### DIRECTIONS FOR THIS TASK
Retype each line exactly. Skip images.
========================
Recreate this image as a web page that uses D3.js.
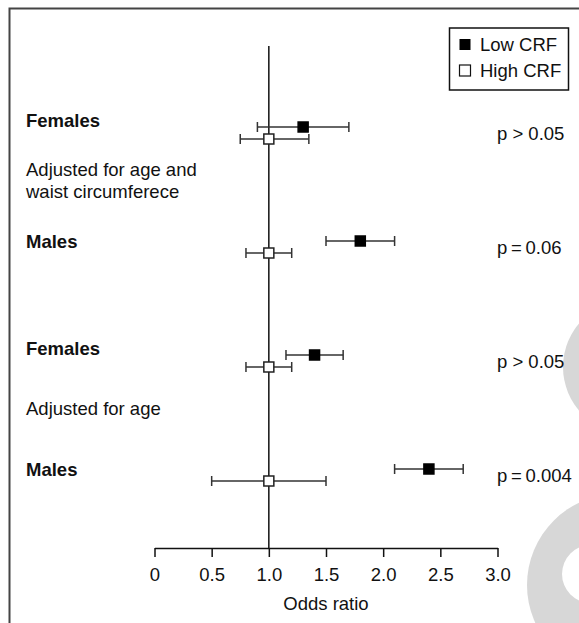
<!DOCTYPE html>
<html>
<head>
<meta charset="utf-8">
<script src="https://cdn.jsdelivr.net/npm/d3@7"></script>
<style>
  html, body { margin: 0; padding: 0; background: #fff; }
  svg { display: block; }
  text { font-family: "Liberation Sans", Arial, Helvetica, sans-serif; fill: #111; }
</style>
</head>
<body>
<script>
// Forest plot: odds ratios by cardiorespiratory fitness (CRF) group
const groups = ["Females", "Males", "Females", "Males"];
const adjustments = [["Adjusted for age and", "waist circumferece"], ["Adjusted for age"]];

const lowOR = [1.3, 1.8, 1.4, 2.4];
const lowLo = [0.9, 1.5, 1.15, 2.1];
const lowHi = [1.7, 2.1, 1.65, 2.7];

const highOR = [1.0, 1.0, 1.0, 1.0];
const highLo = [0.75, 0.8, 0.8, 0.5];
const highHi = [1.35, 1.2, 1.2, 1.5];

const pLabels = ["p > 0.05", "p\u2009=\u20090.06", "p > 0.05", "p\u2009=\u20090.004"];

const xTicks = [0, 0.5, 1.0, 1.5, 2.0, 2.5, 3.0];
const legendLabels = ["Low CRF", "High CRF"];

const W = 579, H = 623;
const FS = 18.5;

const svg = d3.select("body").append("svg")
  .attr("width", W).attr("height", H);

// decorative grey shapes at the right edge
svg.append("circle").attr("cx", 630).attr("cy", 367).attr("r", 67).attr("fill", "#d7d7d7");
svg.append("circle").attr("cx", 618).attr("cy", 585).attr("r", 91).attr("fill", "#d7d7d7");
svg.append("circle").attr("cx", 591).attr("cy", 574).attr("r", 29).attr("fill", "#fff");

// outer frame (continues past the right and bottom edges)
svg.append("rect")
  .attr("x", 9.5).attr("y", 8.5).attr("width", 700).attr("height", 700)
  .attr("fill", "none").attr("stroke", "#444").attr("stroke-width", 2);

const x = d3.scaleLinear().domain([0, 3]).range([154.5, 497.5]);
const y = d3.scaleLinear().domain([0, 3]).range([127, 469]);
const openOffset = 12;
const axisY = 548;

// x axis
const axis = d3.axisBottom(x)
  .tickValues(xTicks)
  .tickFormat(d => d === 0 ? "0" : d3.format(".1f")(d))
  .tickSizeInner(9).tickSizeOuter(0).tickPadding(11);
const gAxis = svg.append("g").attr("transform", `translate(0,${axisY})`).call(axis);
gAxis.select(".domain").attr("stroke", "#111").attr("stroke-width", 1.5);
gAxis.selectAll(".tick line").attr("stroke", "#111").attr("stroke-width", 1.5);
gAxis.selectAll(".tick text").attr("font-size", FS).attr("fill", "#111")
  .style("font-family", "'Liberation Sans', Arial, Helvetica, sans-serif");

svg.append("text")
  .attr("x", x(1.5)).attr("y", 609.5)
  .attr("text-anchor", "middle").attr("font-size", FS)
  .text("Odds ratio");

// reference line at OR = 1
svg.append("line")
  .attr("x1", x(1)).attr("x2", x(1))
  .attr("y1", 46).attr("y2", axisY)
  .attr("stroke", "#111").attr("stroke-width", 1.5);

// group labels
svg.selectAll("text.group").data(groups).join("text")
  .attr("class", "group")
  .attr("x", 26)
  .attr("y", (d, i) => y(i) + (d === "Males" ? 6.5 : 0))
  .attr("font-size", FS).attr("font-weight", "bold")
  .text(d => d);

// adjustment labels, placed between the two rows of each block
adjustments.forEach((lines, k) => {
  const mid = (y(2 * k) + y(2 * k + 1)) / 2;
  const lh = 22;
  const t = svg.append("text").attr("font-size", FS);
  lines.forEach((ln, j) => {
    t.append("tspan")
      .attr("x", 26)
      .attr("y", mid + 6.5 - (lines.length - 1) * lh / 2 + j * lh - 4)
      .text(ln);
  });
});

// error bars with square point markers
function drawSeries(or, lo, hi, dy, filled, cls) {
  const g = svg.append("g").attr("class", cls);
  const rows = or.map((v, i) => ({v, lo: lo[i], hi: hi[i], i}));
  const cap = 5;
  const bars = g.selectAll("g").data(rows).join("g");
  bars.append("line")
    .attr("x1", d => x(d.lo)).attr("x2", d => x(d.hi))
    .attr("y1", d => y(d.i) + dy).attr("y2", d => y(d.i) + dy)
    .attr("stroke", "#333").attr("stroke-width", 1.5);
  ["lo", "hi"].forEach(k => {
    bars.append("line")
      .attr("x1", d => x(d[k])).attr("x2", d => x(d[k]))
      .attr("y1", d => y(d.i) + dy - cap).attr("y2", d => y(d.i) + dy + cap)
      .attr("stroke", "#333").attr("stroke-width", 1.5);
  });
  const s = 10;
  bars.append("rect")
    .attr("x", d => x(d.v) - s / 2).attr("y", d => y(d.i) + dy - s / 2)
    .attr("width", s).attr("height", s)
    .attr("fill", filled ? "#000" : "#fff")
    .attr("stroke", filled ? "#000" : "#222").attr("stroke-width", 1.5);
}
drawSeries(highOR, highLo, highHi, openOffset, false, "high");
drawSeries(lowOR, lowLo, lowHi, 0, true, "low");

// p-values
svg.selectAll("text.pval").data(pLabels).join("text")
  .attr("class", "pval")
  .attr("x", 497)
  .attr("y", (d, i) => y(i) + openOffset / 2 + 6.5)
  .attr("font-size", FS)
  .text(d => d);

// legend
const lg = svg.append("g");
lg.append("rect").attr("x", 449.5).attr("y", 28).attr("width", 119).attr("height", 62)
  .attr("fill", "#fff").attr("stroke", "#111").attr("stroke-width", 1.5);
legendLabels.forEach((lab, i) => {
  const cy = 44.5 + i * 26;
  lg.append("rect").attr("x", 459.5).attr("y", cy - 5.5).attr("width", 11).attr("height", 11)
    .attr("fill", i === 0 ? "#000" : "#fff").attr("stroke", "#111").attr("stroke-width", i === 0 ? 0 : 1.2);
  lg.append("text").attr("x", 480).attr("y", cy + 6.5).attr("font-size", FS).text(lab);
});
</script>
</body>
</html>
========================
### COMPLETED EXERCISE
Recreate this image as a web page that uses D3.js.
<!DOCTYPE html>
<html>
<head>
<meta charset="utf-8">
<script src="https://cdn.jsdelivr.net/npm/d3@7"></script>
<style>
  html, body { margin: 0; padding: 0; background: #fff; }
  svg { display: block; }
  text { font-family: "Liberation Sans", Arial, Helvetica, sans-serif; fill: #111; }
</style>
</head>
<body>
<script>
// Forest plot: odds ratios by cardiorespiratory fitness (CRF) group
const groups = ["Females", "Males", "Females", "Males"];
const adjustments = [["Adjusted for age and", "waist circumferece"], ["Adjusted for age"]];

const lowOR = [1.3, 1.8, 1.4, 2.4];
const lowLo = [0.9, 1.5, 1.15, 2.1];
const lowHi = [1.7, 2.1, 1.65, 2.7];

const highOR = [1.0, 1.0, 1.0, 1.0];
const highLo = [0.75, 0.8, 0.8, 0.5];
const highHi = [1.35, 1.2, 1.2, 1.5];

const pLabels = ["p > 0.05", "p\u2009=\u20090.06", "p > 0.05", "p\u2009=\u20090.004"];

const xTicks = [0, 0.5, 1.0, 1.5, 2.0, 2.5, 3.0];
const legendLabels = ["Low CRF", "High CRF"];

const W = 579, H = 623;
const FS = 18.5;

const svg = d3.select("body").append("svg")
  .attr("width", W).attr("height", H);

// decorative grey shapes at the right edge
svg.append("circle").attr("cx", 630).attr("cy", 367).attr("r", 67).attr("fill", "#d7d7d7");
svg.append("circle").attr("cx", 618).attr("cy", 585).attr("r", 91).attr("fill", "#d7d7d7");
svg.append("circle").attr("cx", 591).attr("cy", 574).attr("r", 29).attr("fill", "#fff");

// outer frame (continues past the right and bottom edges)
svg.append("rect")
  .attr("x", 9.5).attr("y", 8.5).attr("width", 700).attr("height", 700)
  .attr("fill", "none").attr("stroke", "#444").attr("stroke-width", 2);

const x = d3.scaleLinear().domain([0, 3]).range([154.5, 497.5]);
const y = d3.scaleLinear().domain([0, 3]).range([127, 469]);
const openOffset = 12;
const axisY = 548;

// x axis
const axis = d3.axisBottom(x)
  .tickValues(xTicks)
  .tickFormat(d => d === 0 ? "0" : d3.format(".1f")(d))
  .tickSizeInner(9).tickSizeOuter(0).tickPadding(11);
const gAxis = svg.append("g").attr("transform", `translate(0,${axisY})`).call(axis);
gAxis.select(".domain").attr("stroke", "#111").attr("stroke-width", 1.5);
gAxis.selectAll(".tick line").attr("stroke", "#111").attr("stroke-width", 1.5);
gAxis.selectAll(".tick text").attr("font-size", FS).attr("fill", "#111")
  .style("font-family", "'Liberation Sans', Arial, Helvetica, sans-serif");

svg.append("text")
  .attr("x", x(1.5)).attr("y", 609.5)
  .attr("text-anchor", "middle").attr("font-size", FS)
  .text("Odds ratio");

// reference line at OR = 1
svg.append("line")
  .attr("x1", x(1)).attr("x2", x(1))
  .attr("y1", 46).attr("y2", axisY)
  .attr("stroke", "#111").attr("stroke-width", 1.5);

// group labels
svg.selectAll("text.group").data(groups).join("text")
  .attr("class", "group")
  .attr("x", 26)
  .attr("y", (d, i) => y(i) + (d === "Males" ? 6.5 : 0))
  .attr("font-size", FS).attr("font-weight", "bold")
  .text(d => d);

// adjustment labels, placed between the two rows of each block
adjustments.forEach((lines, k) => {
  const mid = (y(2 * k) + y(2 * k + 1)) / 2;
  const lh = 22;
  const t = svg.append("text").attr("font-size", FS);
  lines.forEach((ln, j) => {
    t.append("tspan")
      .attr("x", 26)
      .attr("y", mid + 6.5 - (lines.length - 1) * lh / 2 + j * lh - 4)
      .text(ln);
  });
});

// error bars with square point markers
function drawSeries(or, lo, hi, dy, filled, cls) {
  const g = svg.append("g").attr("class", cls);
  const rows = or.map((v, i) => ({v, lo: lo[i], hi: hi[i], i}));
  const cap = 5;
  const bars = g.selectAll("g").data(rows).join("g");
  bars.append("line")
    .attr("x1", d => x(d.lo)).attr("x2", d => x(d.hi))
    .attr("y1", d => y(d.i) + dy).attr("y2", d => y(d.i) + dy)
    .attr("stroke", "#333").attr("stroke-width", 1.5);
  ["lo", "hi"].forEach(k => {
    bars.append("line")
      .attr("x1", d => x(d[k])).attr("x2", d => x(d[k]))
      .attr("y1", d => y(d.i) + dy - cap).attr("y2", d => y(d.i) + dy + cap)
      .attr("stroke", "#333").attr("stroke-width", 1.5);
  });
  const s = 10;
  bars.append("rect")
    .attr("x", d => x(d.v) - s / 2).attr("y", d => y(d.i) + dy - s / 2)
    .attr("width", s).attr("height", s)
    .attr("fill", filled ? "#000" : "#fff")
    .attr("stroke", filled ? "#000" : "#222").attr("stroke-width", 1.5);
}
drawSeries(highOR, highLo, highHi, openOffset, false, "high");
drawSeries(lowOR, lowLo, lowHi, 0, true, "low");

// p-values
svg.selectAll("text.pval").data(pLabels).join("text")
  .attr("class", "pval")
  .attr("x", 497)
  .attr("y", (d, i) => y(i) + openOffset / 2 + 6.5)
  .attr("font-size", FS)
  .text(d => d);

// legend
const lg = svg.append("g");
lg.append("rect").attr("x", 449.5).attr("y", 28).attr("width", 119).attr("height", 62)
  .attr("fill", "#fff").attr("stroke", "#111").attr("stroke-width", 1.5);
legendLabels.forEach((lab, i) => {
  const cy = 44.5 + i * 26;
  lg.append("rect").attr("x", 459.5).attr("y", cy - 5.5).attr("width", 11).attr("height", 11)
    .attr("fill", i === 0 ? "#000" : "#fff").attr("stroke", "#111").attr("stroke-width", i === 0 ? 0 : 1.2);
  lg.append("text").attr("x", 480).attr("y", cy + 6.5).attr("font-size", FS).text(lab);
});
</script>
</body>
</html>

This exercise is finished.